The Monsanto Papers: MDL Glyphosate Cancer Case Key Documents and Analysis - Natsu
https://usrtk.org/pesticides/mdl-monsanto-glyphosate-cancer-case-key-documents-analysis/
======
Natsu
This is some more directly sourced information as a follow-up to the prior
story on HN:
[https://news.ycombinator.com/item?id=14659301](https://news.ycombinator.com/item?id=14659301)

The email that was the subject of the previous story is in this dump, in a
thread starting on p. 99 of this PDF: [https://usrtk.org/wp-
content/uploads/2017/03/JessRowlandseri...](https://usrtk.org/wp-
content/uploads/2017/03/JessRowlandseries.pdf)
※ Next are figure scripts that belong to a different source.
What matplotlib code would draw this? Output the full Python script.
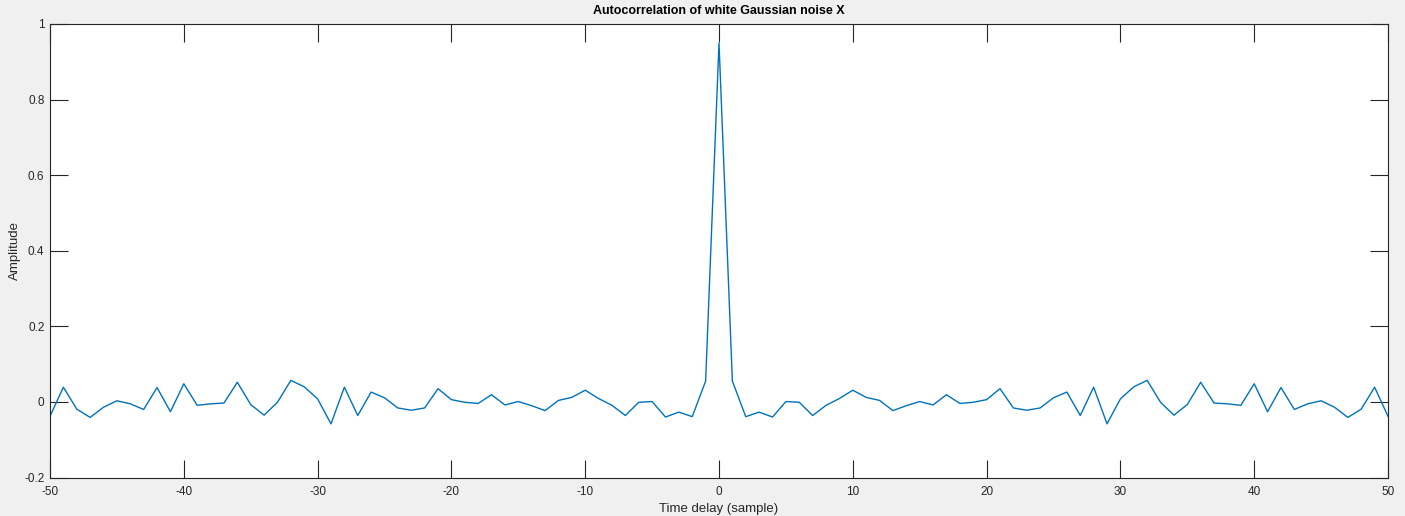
import numpy as np
import matplotlib
matplotlib.use("Agg")
import matplotlib.pyplot as plt

# Autocorrelation estimate for lags 1..50 (mirrored for negative lags)
lag_positive_vals = [
    0.055, -0.039, -0.027, -0.040, 0.001, -0.001, -0.036, -0.009, 0.009, 0.031,
    0.012, 0.004, -0.023, -0.010, 0.001, -0.008, 0.019, -0.004, -0.001, 0.006,
    0.035, -0.016, -0.022, -0.016, 0.011, 0.026, -0.036, 0.039, -0.058, 0.008,
    0.040, 0.057, -0.001, -0.035, -0.007, 0.052, -0.003, -0.005, -0.009, 0.048,
    -0.026, 0.038, -0.020, -0.005, 0.003, -0.014, -0.041, -0.019, 0.039, -0.038,
]
zero_lag_val = 0.95

lags = np.arange(-50, 51)
acf = np.concatenate([lag_positive_vals[::-1], [zero_lag_val], lag_positive_vals])

x_ticks = [-50, -40, -30, -20, -10, 0, 10, 20, 30, 40, 50]
y_ticks = [-0.2, 0, 0.2, 0.4, 0.6, 0.8, 1]
y_tick_labels = ["-0.2", "0", "0.2", "0.4", "0.6", "0.8", "1"]

plt.rcParams["font.family"] = ["Liberation Sans", "DejaVu Sans"]

fig = plt.figure(figsize=(14.05, 5.16), dpi=100, facecolor="#f0f0f0")
ax = fig.add_axes([50 / 1405, (516 - 477.5) / 516, (1388 - 50) / 1405, (477.5 - 24) / 516])
ax.set_facecolor("white")

ax.plot(lags, acf, color="#0072BD", linewidth=1.0)

ax.set_xlim(-50, 50)
ax.set_ylim(-0.2, 1)
ax.set_xticks(x_ticks)
ax.set_xticklabels([str(t) for t in x_ticks])
ax.set_yticks(y_ticks)
ax.set_yticklabels(y_tick_labels)

ax.tick_params(direction="in", length=13, width=0.8, color="#262626",
               top=True, right=True, labelsize=8.5, labelcolor="#262626", pad=4)
ax.tick_params(axis="x", pad=6)
for s in ax.spines.values():
    s.set_color("#262626")
    s.set_linewidth(0.8)

ax.set_title("Autocorrelation of white Gaussian noise X", fontsize=9,
             fontweight="bold", color="black", pad=7)
ax.set_xlabel("Time delay (sample)", fontsize=9.5, color="#262626", labelpad=4)
ax.set_ylabel("Amplitude", fontsize=9.5, color="#262626", labelpad=2)

fig.savefig("out.png", dpi=100, facecolor=fig.get_facecolor())
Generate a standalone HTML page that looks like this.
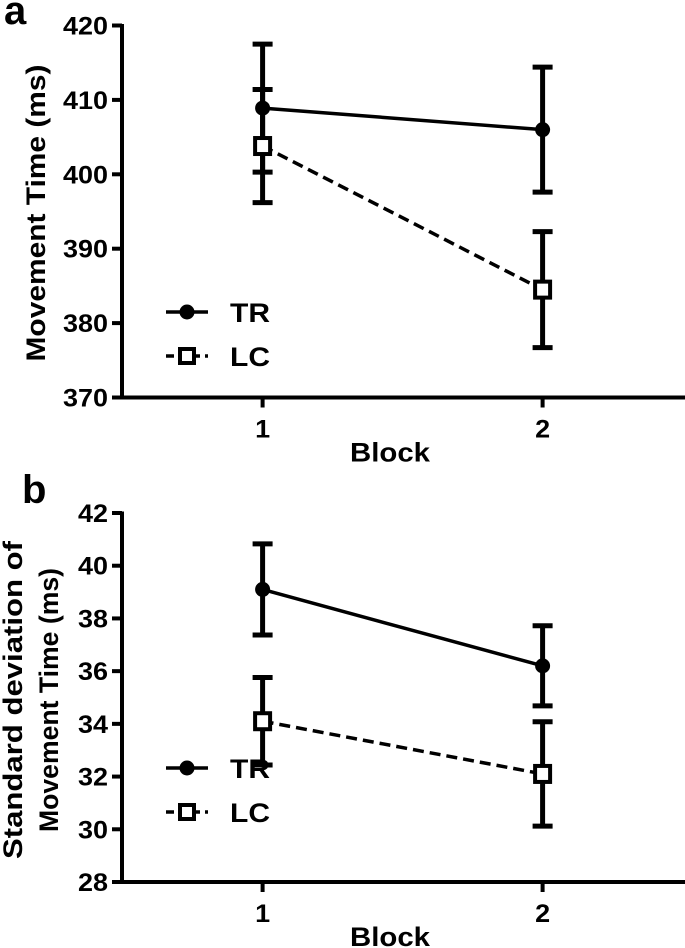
<!DOCTYPE html>
<html><head><meta charset="utf-8"><style>
html,body{margin:0;padding:0;background:#fff;}
svg{display:block;font-family:"Liberation Sans",Arial,sans-serif;font-weight:bold;}
</style></head><body>
<svg id="chart" width="685" height="948" viewBox="0 0 685 948"></svg>
<script>
const categories = [1, 2];
const ticksA = [370, 380, 390, 400, 410, 420];
const trMeanA = [408.9, 406.0];
const trErrA = [8.6, 8.4];
const lcMeanA = [403.8, 384.5];
const lcErrA = [7.6, 7.8];
const ticksB = [28, 30, 32, 34, 36, 38, 40, 42];
const trMeanB = [39.1, 36.2];
const trErrB = [1.73, 1.52];
const lcMeanB = [34.1, 32.1];
const lcErrB = [1.66, 1.98];

const NS = "http://www.w3.org/2000/svg";
const svg = document.getElementById('chart');
function mk(tag, attrs, parent, text) {
  const e = document.createElementNS(NS, tag);
  for (const k in attrs) e.setAttribute(k, attrs[k]);
  if (text !== undefined) e.textContent = text;
  (parent || svg).appendChild(e);
  return e;
}

function panel(cfg) {
  const g = mk('g', {});
  
  
  const x0 = 122, xEnd = 685;
  const xs = c => 262.6 + (c - 1) * 280;
  const ys = v => cfg.yBot - (v - cfg.min) / (cfg.max - cfg.min) * (cfg.yBot - cfg.yTop);
  const pl = mk('text', {x: cfg.letterX, y: cfg.letterY, 'font-size': 40}, g, cfg.letter);
  
  
  const ya = mk('line', {x1: x0, y1: cfg.yTop - 1.5, x2: x0, y2: cfg.yBot + 2, stroke: '#000', 'stroke-width': 4}, g);
  
  
  const xa = mk('line', {x1: x0 - 2, y1: cfg.yBot, x2: xEnd, y2: cfg.yBot, stroke: '#000', 'stroke-width': 4}, g);
  
  
  cfg.ticks.forEach(t => {
    const y = ys(t);
    const tl = mk('line', {x1: x0 - 10, y1: y, x2: x0, y2: y, stroke: '#000', 'stroke-width': 4}, g);
    
    
    const s = String(t);
    const tx = mk('text', {x: x0 - 14, y: y + 9, 'font-size': 25, 'text-anchor': 'end', textLength: s.length * 15, lengthAdjust: 'spacingAndGlyphs'}, g, s);
    
    
  });
  categories.forEach(c => {
    const x = xs(c);
    const tl = mk('line', {x1: x, y1: cfg.yBot, x2: x, y2: cfg.yBot + 10, stroke: '#000', 'stroke-width': 4}, g);
    
    
    const tx = mk('text', {x: x, y: cfg.yBot + 40, 'font-size': 25, 'text-anchor': 'middle', textLength: 15, lengthAdjust: 'spacingAndGlyphs'}, g, String(c));
    
    
  });
  const xt = mk('text', {x: 390, y: cfg.yBot + 64, 'font-size': 27, 'text-anchor': 'middle', textLength: 80, lengthAdjust: 'spacingAndGlyphs'}, g, 'Block');
  
  
  cfg.title.forEach((line, i) => {
    const yt = mk('text', {transform: `translate(${cfg.titleX[i]},${cfg.titleY}) rotate(-90)`, 'font-size': 27, 'text-anchor': 'middle', textLength: cfg.titleLen[i], lengthAdjust: 'spacingAndGlyphs'}, g, line);
    
    
  });

  function series(mean, err, dashed, square, name) {
    const sg = mk('g', {}, g);
    
    
    mean.forEach((m, i) => {
      const x = xs(categories[i]);
      const eb = mk('path', {d: `M${x},${ys(m + err[i])}V${ys(m - err[i])}M${x - 10},${ys(m + err[i])}H${x + 10}M${x - 10},${ys(m - err[i])}H${x + 10}`, stroke: '#000', 'stroke-width': 5, fill: 'none'}, sg);
      
      
    });
    const ln = mk('line', {x1: xs(categories[0]), y1: ys(mean[0]), x2: xs(categories[1]), y2: ys(mean[1]), stroke: '#000', 'stroke-width': 3.5, 'stroke-dasharray': dashed ? '11,6' : 'none'}, sg);
    
    
    mean.forEach((m, i) => {
      const x = xs(categories[i]), y = ys(m);
      let p;
      if (square) p = mk('rect', {x: x - 7.5, y: y - 8, width: 15, height: 16, fill: '#fff', stroke: '#000', 'stroke-width': 4}, sg);
      else p = mk('circle', {cx: x, cy: y, r: 7.5, fill: '#000'}, sg);
      
      
    });
  }
  series(cfg.trM, cfg.trE, false, false, 'series-tr');
  series(cfg.lcM, cfg.lcE, true, true, 'series-lc');

  const lg = mk('g', {}, g);
  
  
  const e1 = mk('g', {}, lg);
  
  
  mk('line', {x1: 166, y1: cfg.legY, x2: 208, y2: cfg.legY, stroke: '#000', 'stroke-width': 3.5}, e1);
  mk('circle', {cx: 187, cy: cfg.legY, r: 7.5, fill: '#000'}, e1);
  mk('text', {x: 230, y: cfg.legY + 10, 'font-size': 27, textLength: 40, lengthAdjust: 'spacingAndGlyphs'}, e1, 'TR');
  const e2 = mk('g', {}, lg);
  
  
  mk('line', {x1: 166, y1: cfg.legY + 44, x2: 208, y2: cfg.legY + 44, stroke: '#000', 'stroke-width': 3.5, 'stroke-dasharray': '8,5'}, e2);
  mk('rect', {x: 180, y: cfg.legY + 37, width: 14, height: 14, fill: '#fff', stroke: '#000', 'stroke-width': 4}, e2);
  mk('text', {x: 230, y: cfg.legY + 54, 'font-size': 27, textLength: 40, lengthAdjust: 'spacingAndGlyphs'}, e2, 'LC');
}

panel({name: 'panel-a', letter: 'a', letterX: 4, letterY: 24, yTop: 25.5, yBot: 397.5, min: 370, max: 420,
  ticks: ticksA, trM: trMeanA, trE: trErrA, lcM: lcMeanA, lcE: lcErrA, legY: 312,
  title: ['Movement Time (ms)'], titleLen: [297], titleX: [45], titleY: 213});
panel({name: 'panel-b', letter: 'b', letterX: 22, letterY: 503, yTop: 513, yBot: 882, min: 28, max: 42,
  ticks: ticksB, trM: trMeanB, trE: trErrB, lcM: lcMeanB, lcE: lcErrB, legY: 768,
  title: ['Standard deviation of', 'Movement Time (ms)'], titleLen: [318, 264], titleX: [22, 58], titleY: 700});
</script>
</body></html>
Below is a quick transcription of the email referenced in the prior article:

===

Hey- cc'ing Jen

So...Jess called me out of the blue this morning:

"We have enough to sustain our conclusions. Don't need gene tox or epi. The
only thing is the cheminova study with the sarcoma in mice- we have that study
now and its conclusions are irrelevant (bc at limit dose...?) I am the chair
of the CARC and my folks are running this process for glyphosate in reg
review. I have called a CARC meeting in June..."

Also, Jess called to ask for a contact name at ATSDR. I passed on Jesslyn's
email. He told me no coordination is going on and he wanted to establish some
saying "If I can kill this I should get a medal". However, don't get your
hopes up, I doubt EPA and Jess can kill this; but it's good to know they are
going to actually make the effort now to coordinate due to our pressing and
their shared concern that ATSDR is consistent in its conclusions w EPA.

    
    
      Dan Jenkins
      U.S. Agency Lead
    
      Regulatory Affairs
      Monsasnto Company
      1300 I St., NW
      Suite 450 East
      Washington, DC 20005
    
      Office: 202-383-2851
      Cell: 571-732-6575